Welwyn Collapsed Floor
The floor was collapsed here and the roof looked like it was ready to go, too. We stayed outside!

The Preserve is beautiful, and the abandoned greenhouses were a treat to see. If you find yourself in Glen Cove or the Gold Coast, the Welwyn Preserve is well worth a visit. We probably spent less than an hour there but could have easily stayed to explore much longer if it had been a nicer (and warmer!) day. We also didn’t get a chance to go into the Holocaust center, but give yourself a few hours if you’d like to check everything out during your own visit.

What do you think? Is this the kind of place you’d like to visit?

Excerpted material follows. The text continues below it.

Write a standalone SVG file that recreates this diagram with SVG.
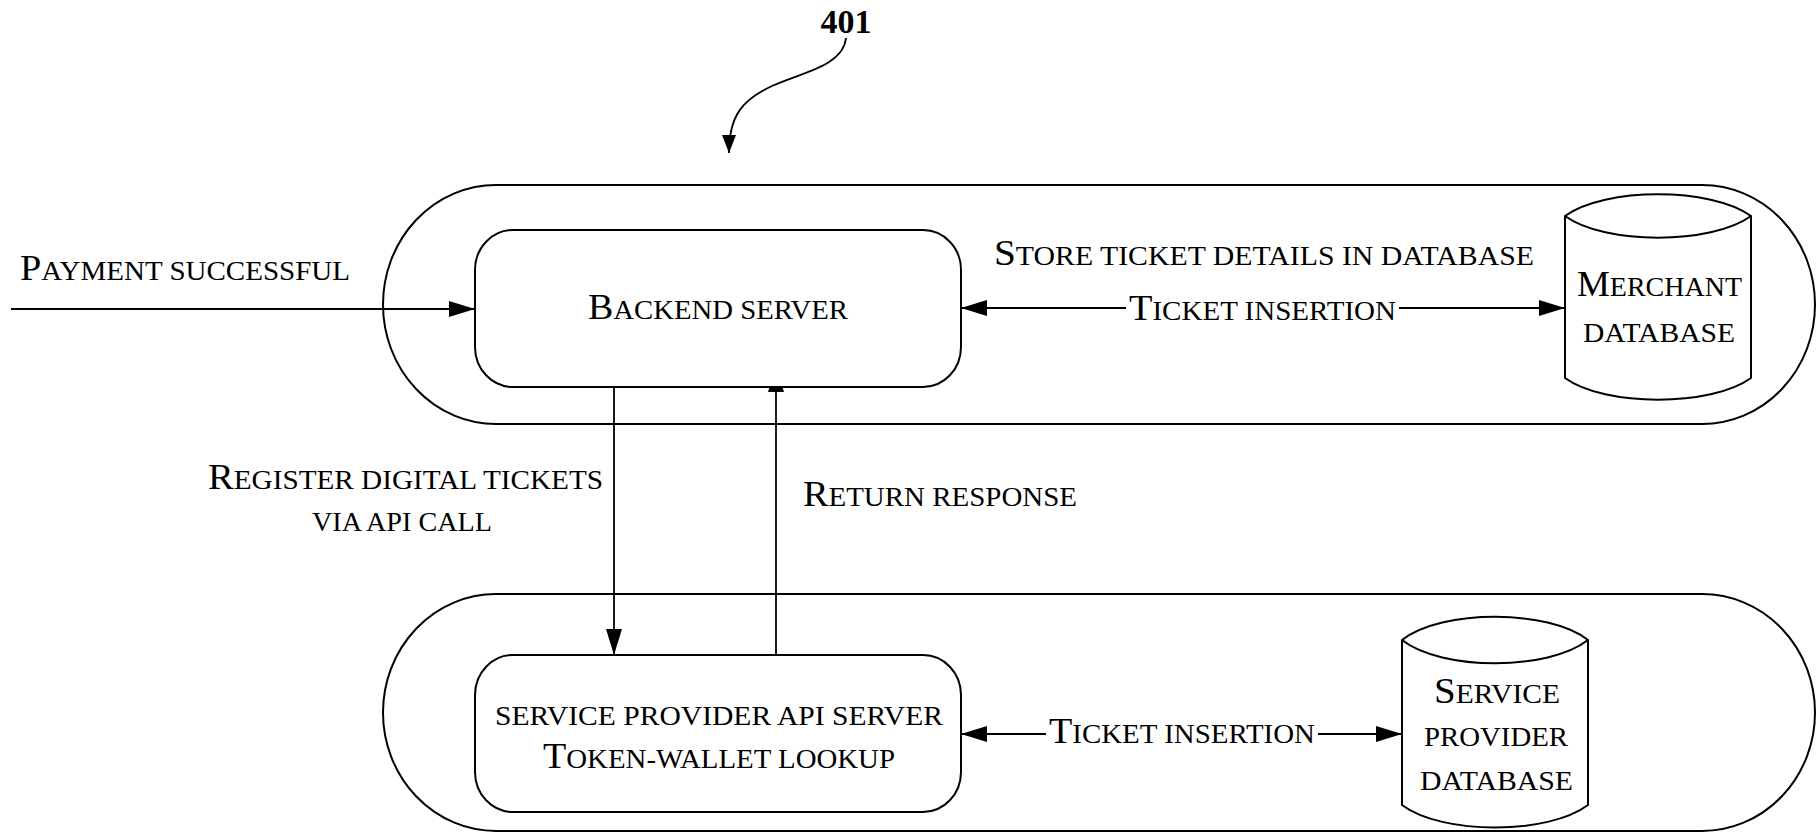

Or have you already been to Welwyn yourself? Let me know what you think about this unique and interesting place!

Plan Your Own Visit

Where to Go

When to Go

  • Anytime! The Preserve is open daily from 8:00 am to 6:00 pm
  • If you want to leave your own mark at the Welwyn Preserve, check out the New York Adventure Club’s calendar to see when their next graffiti workshop takes place.

Tips for Visiting

  • The Preserve isn’t that big and there are trail markers within the woods, so it’s pretty safe to wander without much fear of getting lost. The beach is downhill and the mansion is uphill. If you go in either one of those directions you shouldn’t have any problems. If all else fails, look for the paved trail that leads to the beach and it will get you back and forth between the beach and the parking lot. We didn’t have a map and kinda enjoyed just wandering to see if we could find things on our own, but if you really like a bit more direction, check out this trail map.
  • To go directly to the abandoned buildings, take the trail immediately to the right of the mansion.
  • If you want to visit the beach, the most direct route is the paved path next to the parking lot.
  • There’s a lot of overgrowth on the trails and several streams to be crossed. I’d recommend long pants and boots if you plan to walk the trails.
  • If you visit in the summer, I’d also highly recommend a tick repellant!